Besides these, as it were, drafting proposals, your Lordships will remember the suggestion frequently made for the extension of definite regional pacts. These, as I understand, involve obligations, as the noble Viscount hoped yesterday, which are not in substitution of, but in addition to, the obligations of the Covenant. I confess I did not follow his thought when he expressed some anxiety lest the mere existence of these regional pacts might in some way that was not clear personally to me have the effect of diminishing the force of the Covenant. I would have thought that they would have operated, or ought to operate, in exactly the opposite direction, and I am quite sure, as my right honourable friend the Foreign Secretary stated the other day, that the almost self-evident truth is that the value of agreements for collective action as a deterrent evidently depends largely on the certainty that they will be applied.

His Majesty's Government, I hope I shall have made plain, are not by any means blind to the dangers of the world, especially those that arise from the clash of sharply-conflicting ideologies in Europe to which I think my noble friend Lord Stonehaven made some reference a day or two ago. Especially perhaps would anyone in my position be alive to the dangers of confident prophecy as to what turn the wheel of fate might at very short notice take in these disordered days, and no statesman would be wise to forget the classic example of the case of Mr. Pitt who, the House will remember, a short time—I think six months only—before Europe was plunged into the revolutionary wars, had the misfortune to assure the House of Commons that "there never was a time when from the situation of Europe we might more reasonably expect fifteen years of peace." But that said, and applying the best judgment that His Majesty's Government can, and putting the matter on the lowest grounds of self-interest, they do not believe that any country to-day is prepared, much less anxious, to take the responsibility of letting loose a war that might spread through Europe and beyond it.

For the last three years certainly, there have not been wanting those who have persistently preached to us of the inevitability of war. Nor, I think, is it to be wondered at that the sequence of many events should have frayed many nerves in Europe. We have been witnessing the gradual substitution in Europe of a new order—which in some degree many have long been deemed inevitable—for the order constituted by the Treaty of Versailles. For years the attempt was made to find some simultaneous solution for the twin problems of German equality and general security, and when the simultaneous solution was not found it was not unnatural that many, still to some extent under the influence of the earlier order of ideas, should feel some doubt whether German equality, unilaterally achieved, would in fact be found compatible with security. It is not given to men to see far into the future, and it were folly for any nation, our own or any other, to close its eyes to possible dangers from whatever quarter they may arise. But it is not less folly for all nations to lose the chance of strengthening the forces of peace, as my noble friend Lord Rankeillour said, by the exaggeration of all the things that make for international suspicion and by failure to remember the words that always live in my mind, the words used by the late Lord Grey when, your Lordships may remember, he said that "Nothing so predisposes men to understand as the consciousness that they are understood."

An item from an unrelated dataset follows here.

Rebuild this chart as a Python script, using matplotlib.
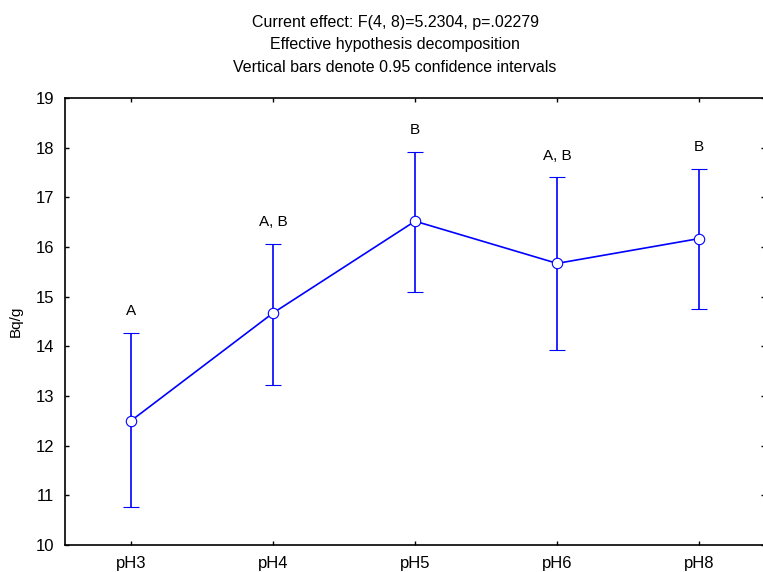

Well, so far as we are concerned, we mean what we say when we say that we wish to be friends with all nations, and we believe that other nations sincerely desire to establish friendly relations with ourselves. It, is therefore not with unmixed feelings that I read strong criticisms of the Government for what is at present, so it is alleged, their only partial preparedness to meet the sinister purposes that are ascribed by the critics to other Powers. I recognise of course the patriotic impulse that is at work to promote the cause of National Defence, but in my judgment these critics would be rendering better service to the safety of their country if they could introduce more often into their writings or their speeches something which might make a real contribution to the appeasement of international feeling and international anxiety.

I am the last person to complain that His Majesty's Government should be pressed and, if need be, criticised; but it is well to remember that by the nature of things the Government can never disclose all that is being done or the point that preparations have reached. His Majesty's Government, after all, have the best skilled advice that they can command—Service, technical, industrial—they are in closest touch with all the threads of foreign policy, and are as anxious as can be anybody else to do everything in their power to discharge responsibility. Unless, therefore, we are to believe that the Government, with all those advantages, are less able or willing to weigh the risks and make provision for meeting them than their outside critics, there does come a point when criticism may bring new dangers, by disparagement of what is actually being done, and thus giving encouragement to dangerous forces abroad and spreading discouragement, not less dangerous, among our own people at home. His Majesty's Government do not underrate either the magnitude or the urgency of the task before them. They are applying themselves to it with energy and recognise the proper interest that is taken in it in all quarters. And they are not, therefore, unwilling or afraid to appeal to this House and to the country to give them all the support they can in its execution.

LORD STRABOLGI

My Lords, it would be discourteous of me if I did not thank the Leader of the House for his most interesting speech which, I can assure him, we will study with very great care, and I hope we shall derive some comfort from it. I also wish to thank the other Ministers who have spoken. I hope the Leader of the House will understand that as far as my noble friends and I are concerned we approve and support the practice of having a long debate of this sort, and in having more than one Minister to answer the different points that are raised. I think the Leader of the House is right when he says that most of the points raised in this debate have been answered, and therefore the Motion has served its purpose to that extent. I hope also that the remarks made by various noble Lords will have been of some service to His Majesty's Government. I have a further more important hope than that, and it is that this debate has been noted abroad in a number of countries.

I want to add only one quite brief observation before I ask your Lordships' permission to withdraw my Motion. One thing that has been borne in upon my mind at this time is that there is something more important needed by this country than munitions and weapons. What I am going to say may sound a little rude to noble Lords opposite. I do not want them to take this personally. This House is not in a position to turn out Governments, or make or unmake Cabinets. But I want to say that there is something we want much more than armaments, and that is leadership. I do not say this in any personal way to noble Lords who represent the Government here. This nation needs leadership, I submit, at the present time. We are a Lion-hearted people, and we deserve something better than sheepish leadership. In my humble opinion we are entering into a very serious situation. I am not one of those who make alarmist speeches, and I do not believe, as I said at the beginning of this debate, in the inevitable war, but we are entering into a situation which will require not only delicate handling but great moral courage. With these remarks, while again thanking the noble Viscount the Leader of the House and his colleagues for their answers to the various questions put, I beg leave to withdraw my Motion.

Motion for Papers, by leave, withdrawn.

House adjourned at half-past seven o'clock.